▸ **Supplied material**
* * *

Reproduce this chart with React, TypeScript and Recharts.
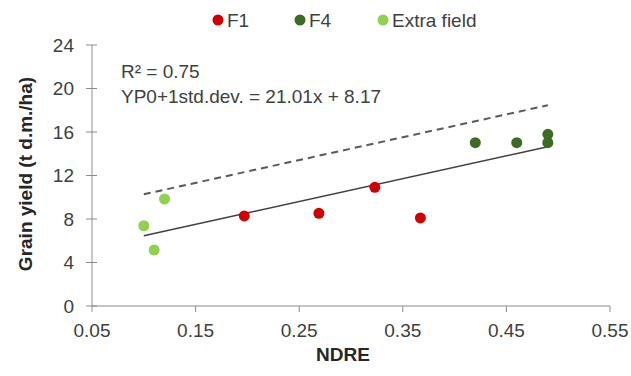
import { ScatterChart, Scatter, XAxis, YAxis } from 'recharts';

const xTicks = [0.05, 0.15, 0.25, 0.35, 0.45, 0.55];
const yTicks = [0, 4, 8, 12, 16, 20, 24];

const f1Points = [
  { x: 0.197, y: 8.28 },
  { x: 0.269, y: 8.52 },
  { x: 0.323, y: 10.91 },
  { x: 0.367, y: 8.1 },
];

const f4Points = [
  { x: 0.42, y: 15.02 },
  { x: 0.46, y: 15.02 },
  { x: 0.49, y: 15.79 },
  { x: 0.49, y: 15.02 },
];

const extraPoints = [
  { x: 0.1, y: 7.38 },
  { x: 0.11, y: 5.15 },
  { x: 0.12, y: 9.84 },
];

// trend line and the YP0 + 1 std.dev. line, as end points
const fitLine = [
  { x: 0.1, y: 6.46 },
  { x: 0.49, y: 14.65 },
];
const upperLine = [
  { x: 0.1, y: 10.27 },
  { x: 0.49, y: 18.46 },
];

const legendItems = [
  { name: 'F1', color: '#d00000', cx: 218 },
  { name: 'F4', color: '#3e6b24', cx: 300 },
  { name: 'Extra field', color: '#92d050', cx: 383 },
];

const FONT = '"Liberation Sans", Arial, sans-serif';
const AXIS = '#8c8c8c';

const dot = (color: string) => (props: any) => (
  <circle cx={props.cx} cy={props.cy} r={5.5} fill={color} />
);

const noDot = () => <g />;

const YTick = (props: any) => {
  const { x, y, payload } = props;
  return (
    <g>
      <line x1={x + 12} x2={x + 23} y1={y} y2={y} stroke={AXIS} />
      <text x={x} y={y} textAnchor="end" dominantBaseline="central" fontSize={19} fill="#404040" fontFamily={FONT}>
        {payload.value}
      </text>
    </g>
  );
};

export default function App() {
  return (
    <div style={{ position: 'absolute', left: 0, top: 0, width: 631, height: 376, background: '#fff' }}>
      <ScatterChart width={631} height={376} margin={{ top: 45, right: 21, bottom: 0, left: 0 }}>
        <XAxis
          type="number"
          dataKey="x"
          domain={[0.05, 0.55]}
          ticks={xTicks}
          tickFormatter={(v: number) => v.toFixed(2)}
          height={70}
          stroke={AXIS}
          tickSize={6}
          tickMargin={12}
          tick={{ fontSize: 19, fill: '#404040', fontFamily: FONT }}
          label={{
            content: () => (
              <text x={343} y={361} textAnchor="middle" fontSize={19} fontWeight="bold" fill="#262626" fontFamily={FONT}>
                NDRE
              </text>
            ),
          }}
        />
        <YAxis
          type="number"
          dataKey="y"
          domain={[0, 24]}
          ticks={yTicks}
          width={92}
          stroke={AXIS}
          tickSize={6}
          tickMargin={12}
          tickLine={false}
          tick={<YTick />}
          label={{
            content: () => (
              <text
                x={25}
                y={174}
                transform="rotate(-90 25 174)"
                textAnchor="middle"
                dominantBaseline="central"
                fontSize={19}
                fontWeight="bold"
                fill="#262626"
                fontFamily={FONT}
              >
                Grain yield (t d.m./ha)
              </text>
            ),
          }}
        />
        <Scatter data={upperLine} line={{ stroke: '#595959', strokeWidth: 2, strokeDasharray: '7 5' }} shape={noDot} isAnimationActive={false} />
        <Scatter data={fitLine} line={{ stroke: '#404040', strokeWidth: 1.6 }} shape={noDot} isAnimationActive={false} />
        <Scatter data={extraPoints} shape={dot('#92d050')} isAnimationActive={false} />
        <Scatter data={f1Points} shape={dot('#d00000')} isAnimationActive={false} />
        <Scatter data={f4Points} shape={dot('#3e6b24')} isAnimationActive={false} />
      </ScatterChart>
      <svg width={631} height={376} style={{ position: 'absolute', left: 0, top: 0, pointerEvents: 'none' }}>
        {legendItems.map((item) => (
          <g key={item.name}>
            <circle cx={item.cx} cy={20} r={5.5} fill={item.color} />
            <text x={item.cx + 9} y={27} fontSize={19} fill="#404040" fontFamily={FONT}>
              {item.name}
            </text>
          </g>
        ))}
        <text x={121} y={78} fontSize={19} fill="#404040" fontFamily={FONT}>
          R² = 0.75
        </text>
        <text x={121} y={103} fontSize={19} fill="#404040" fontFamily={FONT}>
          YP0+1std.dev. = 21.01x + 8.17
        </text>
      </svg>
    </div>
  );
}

* * *

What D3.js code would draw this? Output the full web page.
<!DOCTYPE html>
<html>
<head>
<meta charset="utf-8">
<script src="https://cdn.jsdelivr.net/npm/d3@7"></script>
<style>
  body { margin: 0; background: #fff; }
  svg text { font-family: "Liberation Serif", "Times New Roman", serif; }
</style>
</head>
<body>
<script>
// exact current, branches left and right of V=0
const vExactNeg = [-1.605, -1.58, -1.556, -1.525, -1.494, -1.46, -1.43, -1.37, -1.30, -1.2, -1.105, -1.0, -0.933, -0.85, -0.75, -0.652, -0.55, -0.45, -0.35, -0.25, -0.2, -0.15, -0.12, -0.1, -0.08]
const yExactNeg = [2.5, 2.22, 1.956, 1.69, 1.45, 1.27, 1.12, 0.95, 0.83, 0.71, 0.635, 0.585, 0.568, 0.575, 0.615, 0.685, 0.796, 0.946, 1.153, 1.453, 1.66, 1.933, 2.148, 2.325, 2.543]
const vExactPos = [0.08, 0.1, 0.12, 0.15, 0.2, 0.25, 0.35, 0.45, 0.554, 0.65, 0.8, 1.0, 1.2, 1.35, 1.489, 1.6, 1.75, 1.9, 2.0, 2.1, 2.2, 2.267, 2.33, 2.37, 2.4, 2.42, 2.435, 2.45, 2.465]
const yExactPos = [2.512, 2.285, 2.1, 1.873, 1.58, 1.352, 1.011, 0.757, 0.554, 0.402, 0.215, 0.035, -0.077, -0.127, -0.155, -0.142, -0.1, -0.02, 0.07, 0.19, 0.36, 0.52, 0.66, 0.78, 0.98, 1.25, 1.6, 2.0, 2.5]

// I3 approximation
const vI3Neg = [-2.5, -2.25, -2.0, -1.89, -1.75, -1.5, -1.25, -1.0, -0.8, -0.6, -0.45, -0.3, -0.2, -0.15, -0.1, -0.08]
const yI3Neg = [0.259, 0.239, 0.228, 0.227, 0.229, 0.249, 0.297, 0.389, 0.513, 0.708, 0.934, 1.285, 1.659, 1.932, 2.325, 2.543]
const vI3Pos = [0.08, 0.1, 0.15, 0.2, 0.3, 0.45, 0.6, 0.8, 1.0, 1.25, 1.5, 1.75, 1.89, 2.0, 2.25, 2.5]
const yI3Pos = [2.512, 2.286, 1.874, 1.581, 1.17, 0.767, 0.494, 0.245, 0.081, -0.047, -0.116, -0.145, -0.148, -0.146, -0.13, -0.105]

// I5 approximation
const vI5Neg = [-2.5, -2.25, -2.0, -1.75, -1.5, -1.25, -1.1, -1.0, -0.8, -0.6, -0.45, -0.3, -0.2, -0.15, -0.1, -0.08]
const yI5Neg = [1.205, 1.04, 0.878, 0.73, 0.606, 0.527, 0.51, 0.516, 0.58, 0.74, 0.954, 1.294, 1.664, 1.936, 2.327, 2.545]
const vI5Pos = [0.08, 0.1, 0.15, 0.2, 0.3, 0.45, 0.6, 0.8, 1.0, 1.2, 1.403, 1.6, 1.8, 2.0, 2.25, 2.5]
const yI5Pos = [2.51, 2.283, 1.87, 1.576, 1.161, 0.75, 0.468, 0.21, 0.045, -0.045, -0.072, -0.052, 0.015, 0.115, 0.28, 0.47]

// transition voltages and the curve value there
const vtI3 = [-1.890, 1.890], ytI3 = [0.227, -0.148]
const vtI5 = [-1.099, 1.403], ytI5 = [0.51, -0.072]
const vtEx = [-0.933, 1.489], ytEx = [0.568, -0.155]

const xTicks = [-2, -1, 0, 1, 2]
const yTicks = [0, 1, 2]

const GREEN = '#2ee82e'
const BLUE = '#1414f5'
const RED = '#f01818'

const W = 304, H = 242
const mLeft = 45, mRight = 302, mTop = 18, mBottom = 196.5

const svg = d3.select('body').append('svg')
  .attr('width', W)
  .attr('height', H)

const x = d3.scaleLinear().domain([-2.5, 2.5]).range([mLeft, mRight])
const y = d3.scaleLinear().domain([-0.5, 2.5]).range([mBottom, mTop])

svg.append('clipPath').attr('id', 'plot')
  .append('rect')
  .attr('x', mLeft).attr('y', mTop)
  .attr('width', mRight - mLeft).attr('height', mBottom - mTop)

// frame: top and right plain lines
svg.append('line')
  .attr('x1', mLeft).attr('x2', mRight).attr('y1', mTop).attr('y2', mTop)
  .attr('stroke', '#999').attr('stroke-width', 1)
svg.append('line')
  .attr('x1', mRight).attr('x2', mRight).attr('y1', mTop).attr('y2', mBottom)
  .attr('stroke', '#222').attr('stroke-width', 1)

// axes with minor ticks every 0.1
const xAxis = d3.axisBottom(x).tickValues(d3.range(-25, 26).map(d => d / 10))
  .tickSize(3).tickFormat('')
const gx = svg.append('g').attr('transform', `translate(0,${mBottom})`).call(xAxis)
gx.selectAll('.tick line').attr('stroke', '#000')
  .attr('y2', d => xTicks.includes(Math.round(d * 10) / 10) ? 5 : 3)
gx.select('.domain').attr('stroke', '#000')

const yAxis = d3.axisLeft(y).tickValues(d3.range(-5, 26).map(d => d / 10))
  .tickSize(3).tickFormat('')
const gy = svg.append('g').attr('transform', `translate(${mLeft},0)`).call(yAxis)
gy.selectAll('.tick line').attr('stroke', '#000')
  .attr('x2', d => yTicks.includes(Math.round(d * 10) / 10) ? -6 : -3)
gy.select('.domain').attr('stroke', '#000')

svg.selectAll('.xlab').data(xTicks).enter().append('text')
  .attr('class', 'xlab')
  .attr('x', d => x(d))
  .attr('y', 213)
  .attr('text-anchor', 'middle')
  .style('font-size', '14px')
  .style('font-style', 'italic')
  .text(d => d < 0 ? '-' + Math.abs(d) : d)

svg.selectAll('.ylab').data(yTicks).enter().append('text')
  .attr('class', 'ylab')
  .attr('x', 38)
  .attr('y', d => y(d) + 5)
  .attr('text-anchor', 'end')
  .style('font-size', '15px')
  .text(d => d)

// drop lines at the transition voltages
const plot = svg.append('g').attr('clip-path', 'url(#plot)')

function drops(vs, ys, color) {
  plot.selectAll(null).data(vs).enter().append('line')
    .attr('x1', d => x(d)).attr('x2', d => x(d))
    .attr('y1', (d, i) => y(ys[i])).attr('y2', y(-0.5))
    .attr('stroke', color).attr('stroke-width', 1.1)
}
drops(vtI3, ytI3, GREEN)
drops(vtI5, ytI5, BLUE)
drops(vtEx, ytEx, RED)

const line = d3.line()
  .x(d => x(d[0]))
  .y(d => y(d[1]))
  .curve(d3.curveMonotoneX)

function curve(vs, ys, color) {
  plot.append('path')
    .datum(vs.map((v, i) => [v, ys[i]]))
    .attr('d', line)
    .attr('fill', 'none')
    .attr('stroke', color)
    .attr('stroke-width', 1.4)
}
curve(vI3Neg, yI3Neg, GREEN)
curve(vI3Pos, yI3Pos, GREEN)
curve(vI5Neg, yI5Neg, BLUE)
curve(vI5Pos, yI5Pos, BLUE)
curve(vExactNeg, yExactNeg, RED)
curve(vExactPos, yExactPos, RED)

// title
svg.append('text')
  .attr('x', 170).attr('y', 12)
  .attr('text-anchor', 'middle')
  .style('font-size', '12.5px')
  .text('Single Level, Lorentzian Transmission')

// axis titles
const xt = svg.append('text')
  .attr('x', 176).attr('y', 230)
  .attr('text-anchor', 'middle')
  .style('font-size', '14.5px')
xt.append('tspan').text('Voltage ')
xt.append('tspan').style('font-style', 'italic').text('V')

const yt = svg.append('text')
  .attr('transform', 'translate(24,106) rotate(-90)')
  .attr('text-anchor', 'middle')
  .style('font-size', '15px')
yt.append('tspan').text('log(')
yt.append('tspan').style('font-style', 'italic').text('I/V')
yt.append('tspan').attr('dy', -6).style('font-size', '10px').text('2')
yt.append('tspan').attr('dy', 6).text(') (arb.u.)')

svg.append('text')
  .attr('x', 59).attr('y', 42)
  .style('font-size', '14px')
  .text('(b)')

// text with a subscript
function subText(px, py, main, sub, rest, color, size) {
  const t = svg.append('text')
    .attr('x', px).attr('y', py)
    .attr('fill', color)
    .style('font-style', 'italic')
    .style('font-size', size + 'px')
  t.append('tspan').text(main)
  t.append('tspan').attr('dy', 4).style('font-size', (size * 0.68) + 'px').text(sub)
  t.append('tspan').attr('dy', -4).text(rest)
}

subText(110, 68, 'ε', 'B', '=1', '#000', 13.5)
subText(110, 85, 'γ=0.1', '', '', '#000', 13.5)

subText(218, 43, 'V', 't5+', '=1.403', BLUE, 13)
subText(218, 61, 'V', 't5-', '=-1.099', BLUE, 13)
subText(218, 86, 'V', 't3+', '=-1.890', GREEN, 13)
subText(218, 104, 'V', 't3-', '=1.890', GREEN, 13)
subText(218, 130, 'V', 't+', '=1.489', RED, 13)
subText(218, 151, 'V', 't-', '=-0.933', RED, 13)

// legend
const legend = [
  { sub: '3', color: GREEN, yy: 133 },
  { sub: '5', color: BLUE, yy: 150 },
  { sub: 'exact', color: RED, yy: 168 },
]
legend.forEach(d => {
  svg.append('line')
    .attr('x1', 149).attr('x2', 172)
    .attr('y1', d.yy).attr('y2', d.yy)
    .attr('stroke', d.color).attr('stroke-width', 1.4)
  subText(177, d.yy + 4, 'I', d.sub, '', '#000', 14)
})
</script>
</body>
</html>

* * *

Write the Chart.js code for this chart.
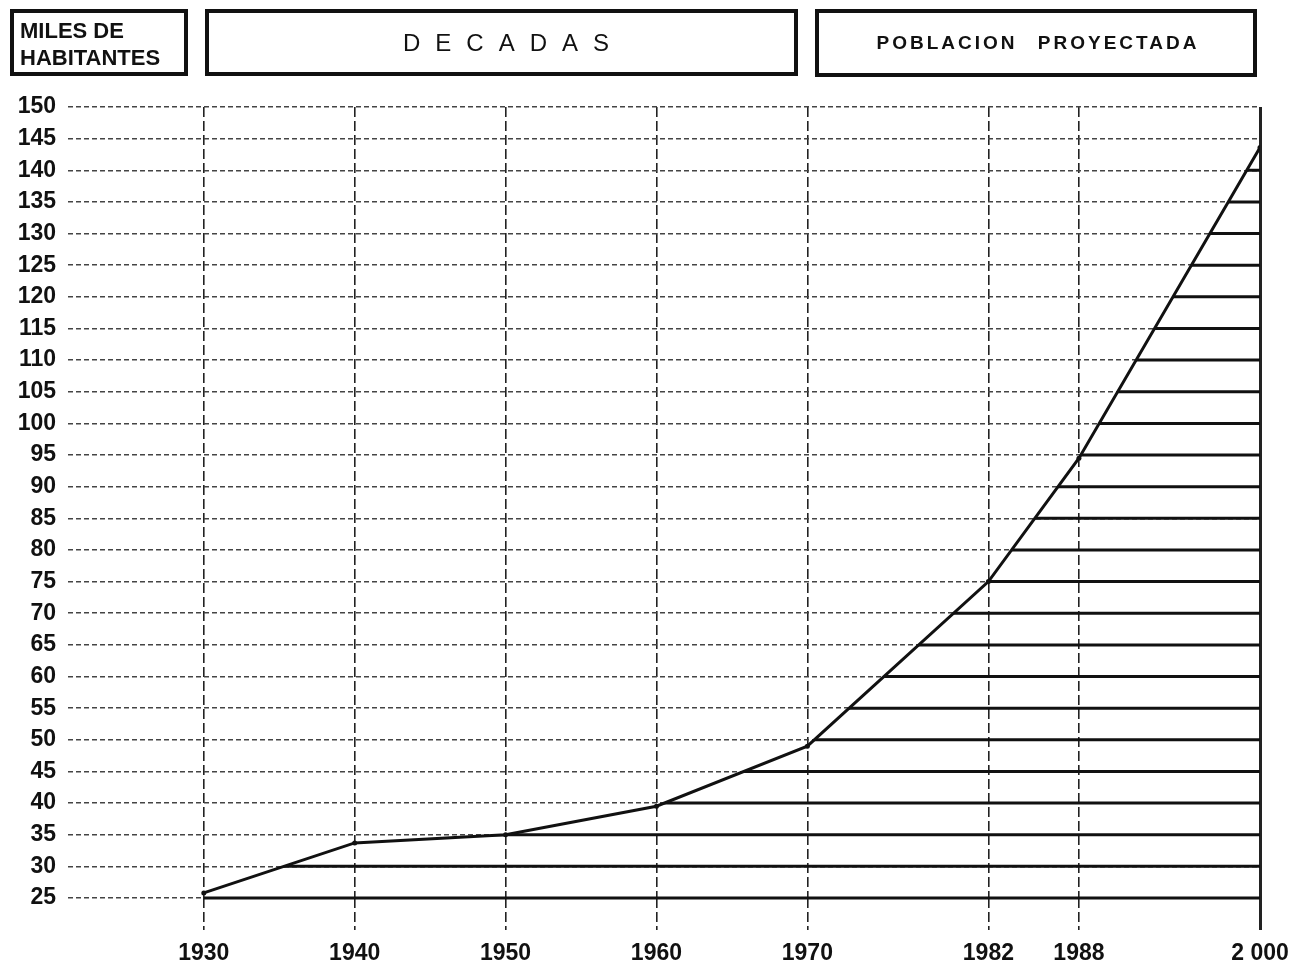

* * *

▸ **Your goal**
Output exactly the lines above, from the line with "Reproduce this chart" to the line with "const noDot = () => <g />;", both included; skip the pictures.

▸ **Complete response**
Reproduce this chart with React, TypeScript and Recharts.
import { ScatterChart, Scatter, XAxis, YAxis } from 'recharts';

const xTicks = [0.05, 0.15, 0.25, 0.35, 0.45, 0.55];
const yTicks = [0, 4, 8, 12, 16, 20, 24];

const f1Points = [
  { x: 0.197, y: 8.28 },
  { x: 0.269, y: 8.52 },
  { x: 0.323, y: 10.91 },
  { x: 0.367, y: 8.1 },
];

const f4Points = [
  { x: 0.42, y: 15.02 },
  { x: 0.46, y: 15.02 },
  { x: 0.49, y: 15.79 },
  { x: 0.49, y: 15.02 },
];

const extraPoints = [
  { x: 0.1, y: 7.38 },
  { x: 0.11, y: 5.15 },
  { x: 0.12, y: 9.84 },
];

// trend line and the YP0 + 1 std.dev. line, as end points
const fitLine = [
  { x: 0.1, y: 6.46 },
  { x: 0.49, y: 14.65 },
];
const upperLine = [
  { x: 0.1, y: 10.27 },
  { x: 0.49, y: 18.46 },
];

const legendItems = [
  { name: 'F1', color: '#d00000', cx: 218 },
  { name: 'F4', color: '#3e6b24', cx: 300 },
  { name: 'Extra field', color: '#92d050', cx: 383 },
];

const FONT = '"Liberation Sans", Arial, sans-serif';
const AXIS = '#8c8c8c';

const dot = (color: string) => (props: any) => (
  <circle cx={props.cx} cy={props.cy} r={5.5} fill={color} />
);

const noDot = () => <g />;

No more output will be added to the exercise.